A further distinction can be drawn among advocate, expert, and social communications channels. Advocate channels consists of company salespeople contacting buyers in the target market. Expert channels consist of independent experts making statements to target buyers. Social channels consist of neighbors, friends, family members, and associates talking to target buyers. In a study of 7,000 consumers in seven European countries, 60% said they were influenced to use a new brand by family and friends.
A study by Burson-Marsteller and Roper Starch Worldwide found that one influential person’s word of mouth tends to affect the buying attitudes of two other people, on average that circle of influence, however jumps to eight or nine. There is considerable consumer-to-consumer communication on the Web on a whole range of subjects. On line visitors increasingly create product information, not just consume it. They join Internet interest groups to share information, so that “word of Web” is joining “word of mouth” as an important buying influence. Words about good companies travel fast and words about bad companies travel even faster. As one marketer noted one does not need to reach 2 million people to let them know about a new product it just need to reach the right 2,000 people in the right way and they will help to reach 2 million.
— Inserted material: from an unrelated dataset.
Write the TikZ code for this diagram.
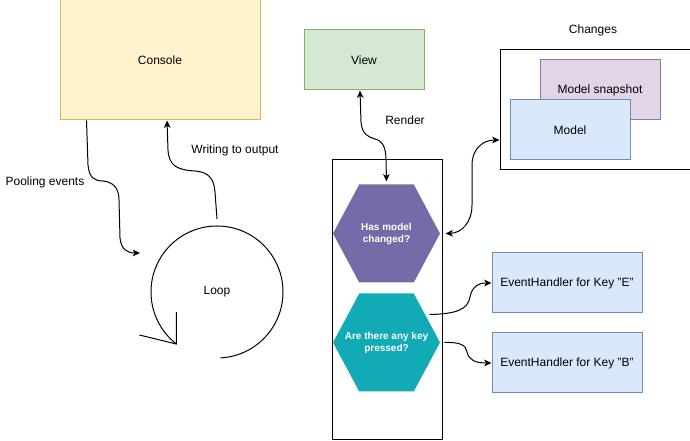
\documentclass[tikz,border=0pt]{standalone}
\usepackage{fontspec}
\setmainfont{Liberation Sans}
\usetikzlibrary{arrows.meta,calc}
\definecolor{consoleF}{HTML}{FFF2CC}
\definecolor{consoleD}{HTML}{D6B656}
\definecolor{viewF}{HTML}{D5E8D4}
\definecolor{viewD}{HTML}{82B366}
\definecolor{snapF}{HTML}{E1D5E7}
\definecolor{snapD}{HTML}{9673A6}
\definecolor{modelF}{HTML}{DAE8FC}
\definecolor{modelD}{HTML}{6C8EBF}
\definecolor{hexP}{HTML}{736CA8}
\definecolor{hexT}{HTML}{12AAB5}
\begin{document}
\begin{tikzpicture}[x=0.75pt,y=-0.75pt,line width=0.75pt,
  font=\fontsize{9}{11}\selectfont,
  >={Stealth[length=5.5pt,width=5pt,inset=1.5pt]},
  hexa/.style={minimum width=80.25pt,minimum height=73.5pt,inner sep=0pt,
    text=white,align=center,font=\bfseries\fontsize{7.5}{9}\selectfont,
    path picture={\fill[#1]
      (path picture bounding box.west)
      -- ($(path picture bounding box.north west)!0.245!(path picture bounding box.north east)$)
      -- ($(path picture bounding box.north west)!0.755!(path picture bounding box.north east)$)
      -- (path picture bounding box.east)
      -- ($(path picture bounding box.south west)!0.755!(path picture bounding box.south east)$)
      -- ($(path picture bounding box.south west)!0.245!(path picture bounding box.south east)$)
      -- cycle;}},
  lbl/.style={inner sep=0pt}]
\useasboundingbox (0,0) rectangle (690,441);

% boxes
\node[draw=consoleD,fill=consoleF,minimum width=150pt,minimum height=90pt,inner sep=0pt] (console) at (160,60) {Console};
\node[draw=viewD,fill=viewF,minimum width=90pt,minimum height=45pt,inner sep=0pt] (view) at (364,60) {View};
\node[draw=black,minimum width=142.5pt,minimum height=90pt,inner sep=0pt] (changes) at (595,110) {};
\node[draw=snapD,fill=snapF,minimum width=90pt,minimum height=45pt,inner sep=0pt] (snap) at (600,90) {Model snapshot};
\node[draw=modelD,fill=modelF,minimum width=90pt,minimum height=45pt,inner sep=0pt] (model) at (570,130) {Model};
\node[lbl] (chlabel) at (593,30) {Changes};
\node[draw=black,minimum width=82.5pt,minimum height=210pt,inner sep=0pt] (col) at (387,300) {};
\node[hexa=hexP] (hexA) at (386.5,233.5) {Has model\\changed?};
\node[hexa=hexT] (hexB) at (386.5,342.5) {Are there any key\\pressed?};
\node[draw=modelD,fill=modelF,minimum width=112.5pt,minimum height=45pt,inner sep=0pt] (evE) at (567,283) {EventHandler for Key "E"};
\node[draw=modelD,fill=modelF,minimum width=112.5pt,minimum height=45pt,inner sep=0pt] (evB) at (567,363) {EventHandler for Key "B"};

% loop
\node[circle,minimum size=99pt,inner sep=0pt] (loop) at (217,292) {Loop};
\draw (loop.center) ++(-87:49.5pt) arc[start angle=-87,end angle=232,radius=49.5pt] coordinate (loopend);
\draw ([shift={(0,-32)}]loopend) -- (loopend) -- ([shift={(-37,-9)}]loopend);

% labels
\node[lbl] (lpool) at (45,182) {Pooling events};
\node[lbl] (lwrite) at (235,150) {Writing to output};
\node[lbl] (lrender) at (405,120) {Render};

% connectors
\coordinate (loopin) at (140,253);
\draw[->] ([xshift=20.25pt]console.south west) -- (88,165)
  .. controls (89,178) and (95,181) .. (103,181)
  .. controls (113,182) and (119,188) .. (119,200) -- (120,238)
  .. controls (121,249) and (127,253) .. (loopin);
\draw[->] ([yshift=5pt]loop.north) -- (215,192)
  .. controls (214,178) and (208,172) .. (195,171)
  .. controls (176,170) and (169,165) .. (168,150)
  -- ([xshift=5.25pt]console.south);
\draw[<->] ([xshift=-3pt]view.south) -- (361,122)
  .. controls (362,134) and (368,137) .. (375,139)
  .. controls (383,141) and (386,148) .. (386,160)
  -- ([yshift=2pt]hexA.north);
\draw[<->] ([xshift=3.75pt]hexA.east)
  .. controls (462,233) and (472,222) .. (472,205) -- (472,165)
  .. controls (472,148) and (484,140) .. ([yshift=-22.5pt]changes.west);
\draw[->] ([shift={(43,-28)}]hexB.center)
  .. controls (455,314) and (468,310) .. (470,297)
  .. controls (472,287) and (478,283) .. (evE.west);
\draw[->] ([shift={(58,0)}]hexB.center)
  .. controls (460,342) and (466,345) .. (467,352)
  .. controls (469,360) and (475,363) .. (evB.west);
\end{tikzpicture}
\end{document}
Personal influence carries especially great weight in two situations. One is with products that are expensive, risky, or purchased infrequently. The other is where the product suggests something about the user’s status or taste. People often ask others for a recommendation for a doctor, plumber, hotel, lawyer, accountant, architect, insurance agent, interior decorator or financial consultant. If we have confidence in the recommendation, we normally act on the referral. In such cases, the recommender has potentially benefited the service provider as well as the services seeker. Service providers clearly have a strong interest in building referral sources.
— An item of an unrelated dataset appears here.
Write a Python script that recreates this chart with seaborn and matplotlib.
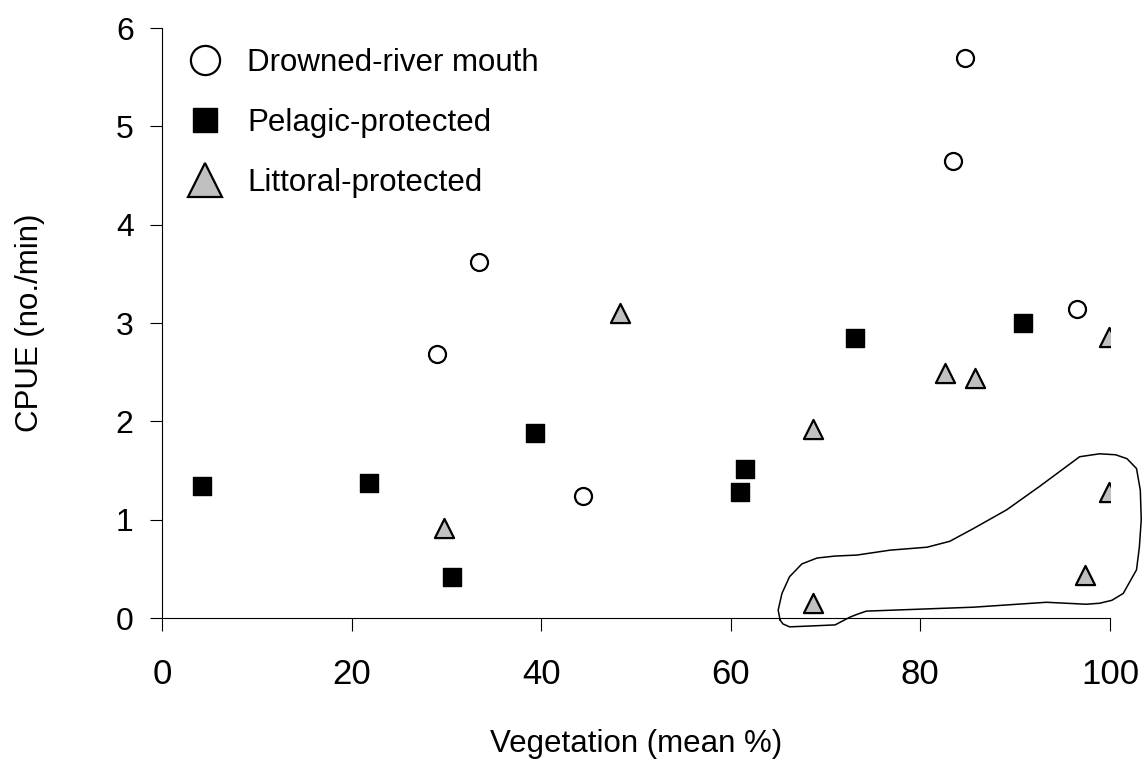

Communication researchers are moving toward a social-structure view of interpersonal communication. They see society as consisting of cliques, small groups whose members interact frequently. Clique members are similar and their closeness facilitates effective communication but also insulates the clique from new ideas. The challenges are to create more openness so that cliques exchange information with others in the society. This openness is helped by people who function as liaisons and bridges. A liaison is a person who connects two or more cliques without belonging to either. A bridge is a person who belongs to one clique and is linked to a person in another clique.
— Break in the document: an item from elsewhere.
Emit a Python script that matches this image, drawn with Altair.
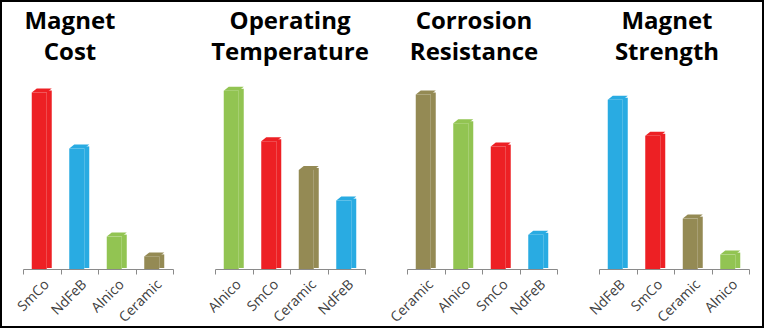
import altair as alt
import pandas as pd

# ---- data ----
panel_titles = ["Magnet\nCost", "Operating\nTemperature",
                "Corrosion\nResistance", "Magnet\nStrength"]
panel_categories = [["SmCo", "NdFeB", "Alnico", "Ceramic"],
                    ["Alnico", "SmCo", "Ceramic", "NdFeB"],
                    ["Ceramic", "Alnico", "SmCo", "NdFeB"],
                    ["NdFeB", "SmCo", "Ceramic", "Alnico"]]
panel_values = [[98, 67, 18, 7],
                [99, 71, 55, 38],
                [97, 81, 68, 19],
                [94, 74, 28, 8]]

materials = ["SmCo", "NdFeB", "Alnico", "Ceramic"]
front_colors = ["#ED2024", "#29ABE2", "#92C452", "#948A54"]
side_colors = ["#B8181C", "#1C7BA6", "#6C9A37", "#6B6339"]
top_colors = ["#F25A5E", "#6CC6EC", "#AED67A", "#ADA472"]

title_dx = [-28, 0, -8, -7]

W = 150
H = 180
TOP_SHAPE = "M -1 0.2 L 0.5 0.2 L 1 -0.2 L -0.5 -0.2 Z"


def panel(i):
    df = pd.DataFrame({"material": panel_categories[i], "value": panel_values[i]})
    x = alt.X("material:N", sort=panel_categories[i],
              scale=alt.Scale(paddingInner=0, paddingOuter=0),
              axis=alt.Axis(title=None, labelAngle=-45, labelFont="Open Sans",
                            labelFontSize=14, labelColor="#404040",
                            domainColor="#8a8a8a", tickColor="#8a8a8a",
                            tickSize=5, tickBand="extent", labelPadding=3))
    y = alt.Y("value:Q", scale=alt.Scale(domain=[0, 100]), axis=None)

    def col(rng):
        return alt.Color("material:N", scale=alt.Scale(domain=materials, range=rng),
                         legend=None)

    base = alt.Chart(df)
    front = base.mark_bar(size=15, xOffset=-2.5).encode(
        x=x, y=y, y2=alt.value(H + 3), color=col(front_colors))
    side = base.mark_bar(size=5, xOffset=7.5, yOffset=-2, y2Offset=-1).encode(
        x=x, y=y, y2=alt.value(H + 3), color=col(side_colors))
    top = base.mark_point(shape=TOP_SHAPE, size=400, filled=True, opacity=1,
                          strokeWidth=0, yOffset=-2).encode(
        x=x, y=y, color=col(top_colors))
    title = alt.Chart(pd.DataFrame({"t": [panel_titles[i]]})).mark_text(
        font="Open Sans", fontSize=24, fontWeight="bold", lineHeight=31,
        lineBreak="\n", align="center", baseline="alphabetic", color="black"
    ).encode(text="t:N", x=alt.value(W / 2 + title_dx[i]), y=alt.value(-60))
    layers = [front, side, top, title]
    if i == 0:
        frame = alt.Chart(pd.DataFrame({"f": [0]})).mark_rect(
            filled=False, stroke="black", strokeWidth=2, clip=False).encode(
            x=alt.value(-22), x2=alt.value(740), y=alt.value(-88), y2=alt.value(238))
        layers.append(frame)
    return alt.layer(*layers).properties(width=W, height=H)


chart = alt.hconcat(*[panel(i) for i in range(4)], spacing=42, bounds="flush").properties(
    padding=0, background="white"
).configure_view(stroke=None)

chart.save("out.html", embed_options={"renderer": "svg", "actions": False})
Many companies are becoming acutely aware of the power of word of mouth or Buzz. Products and Brands such as Converse sneakers, Hush Puppies shoes, JanSport knapsacks, KrispyKreme doughnuts and the block buster movie The Passion of The Christ were built through buzz. Companies such as Body Shop, USAA, Starbucks, Palm Pilot, Red Bull, and Amazon were essentially built by word of mouth with very little advertising. In some cases, positive word of mouth happens in a natural way.